Starcie wielkich i zawodzących firm
Hertha zmierzy się z HSV w barażu o grę w Bundeslidze. U berlińczyków może zabraknąć Marcela Lotki.
Dwie wielkie firmy, najpopularniejsze kluby z dwóch największych niemieckich miast, z licznym gronem kibiców, ze znaczącą tradycją, a tylko jeden z nich wystąpi w przyszłym sezonie w Bundeslidze. Dziś na Stadionie Olimpijskim w Berlinie w pierwszym meczu barażowym o grę w Bundeslidze zmierzą się 16. w najwyższej klasie rozgrywkowej Hertha i trzeci na zapleczu Hamburger SV. Na trybunach ma zasiąść komplet 76 tys. widzów, w tym od 20 do 30 tys. fanów gości. Rewanż w poniedziałek w Hamburgu.
Szczególny mecz Magatha
Nie wiadomo, czy w tym budzącym ogromne emocje spotkaniu wystąpi dziś Marcel Lotka. Bramkarz reprezentacji Polski do lat 20 lub 21 (w ostatnich miesiącach był powoływany do obu drużyn) w sobotnim meczu z Borussią Dortmund (1:2) doznał kontuzji. Pod koniec pierwszej połowy zderzył się ze słupkiem, złamał nos i doznał lekkiego wstrząsu mózgu. Mimo wszystko wytrwał do końca meczu.
Lotka broni od końca lutego, gdy bramkarz numer jeden Alexander Schwolow miał pozytywny wynik testu na koronawirusa, a jego zmiennik Oliver Christensen doznał kontuzji. Potem Schwolow nabawił się urazu, a urodzony w Duisburgu Polak wygrał z Christansenem rywalizację o to, aby go zastąpić. Bronił do końca sezonu. Teraz szansę może dostać 23-letni Duńczyk, który jeszcze nie zadebiutował w Hercie. Do Berlina trafił w sierpniu za 3 mln euro z Odense. – Oczywiście byłaby to strata, gdyby Marcel Lotka nie mógł grać. Ostatnio radził sobie naprawdę dobrze. Ale musimy jeszcze poczekać na dalsze badania – powiedział wczoraj trener Felix Magath.
Dla niego to szczególne spotkanie. Jest bowiem legendą HSV, gdzie grał przez dekadę (1976–86), tam zakończył karierę piłkarską, by zacząć pracę generalnego menedżera – odszedł po dwóch latach. W 1995 roku to w Hamburgu rozpoczął karierę trenerską, spędził tam też dwa lata. Z czasem niezwykle wymagajacy szkoleniowiec zniknął z wielkiej piłki, ale w marcu po pięciu latach wrócił na ławkę, a po dziesięciu do Bundesligi. Pod jego wodzą Hertha zdobyła siedem punktów w siedmiu meczach. Teraz 68-latek walczy, aby nie zakończyć kariery w niesławie, jako ten, który spadł z Herthą.

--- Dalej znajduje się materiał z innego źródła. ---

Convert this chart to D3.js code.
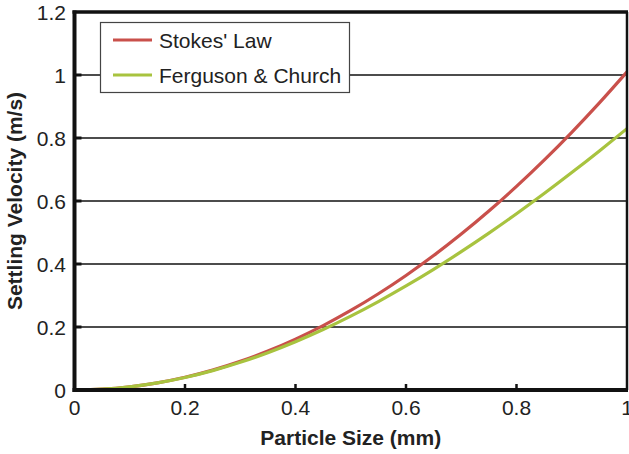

I akurat na jego drodze staje Hamburger SV. Gdy tam grał, był to najlepszy czas w historii klubu, do czego mocno się przyczynił. To on strzelił zwycięskiego gola w finale Pucharu Europy w 1983 roku z Juventusem, kiedy HSV odniosło największy sukces w swoich dziejach. Zdobyło z nim też Puchar Zdobywców Pucharów i trzy mistrzostwa Niemiec.
375 mln euro i nic
Ostatni czas to z kolei najgorszy okres w historii klubu. Cztery lata temu po raz pierwszy spadł z Bundesligi. Wcześniej jako jedyny grał we wszystkich sezonach istniejącej od 1963 roku elity. Na zapleczu w trzech pierwszych sezonach zawsze kończył na czwartym miejscu. Teraz dostał możliwość walki o powrót do Bundesligi, bo powoli w klubie naprawiają błędy, które doprowadziły tę wielką firmę do spadku. W Hercie ciągle szukają recepty na kłopoty. Właściciel klubu Lars Windhorst w ostatnich trzech latach włożył w klub 375 milionów euro, ale zespół z roku na rok gra coraz gorzej.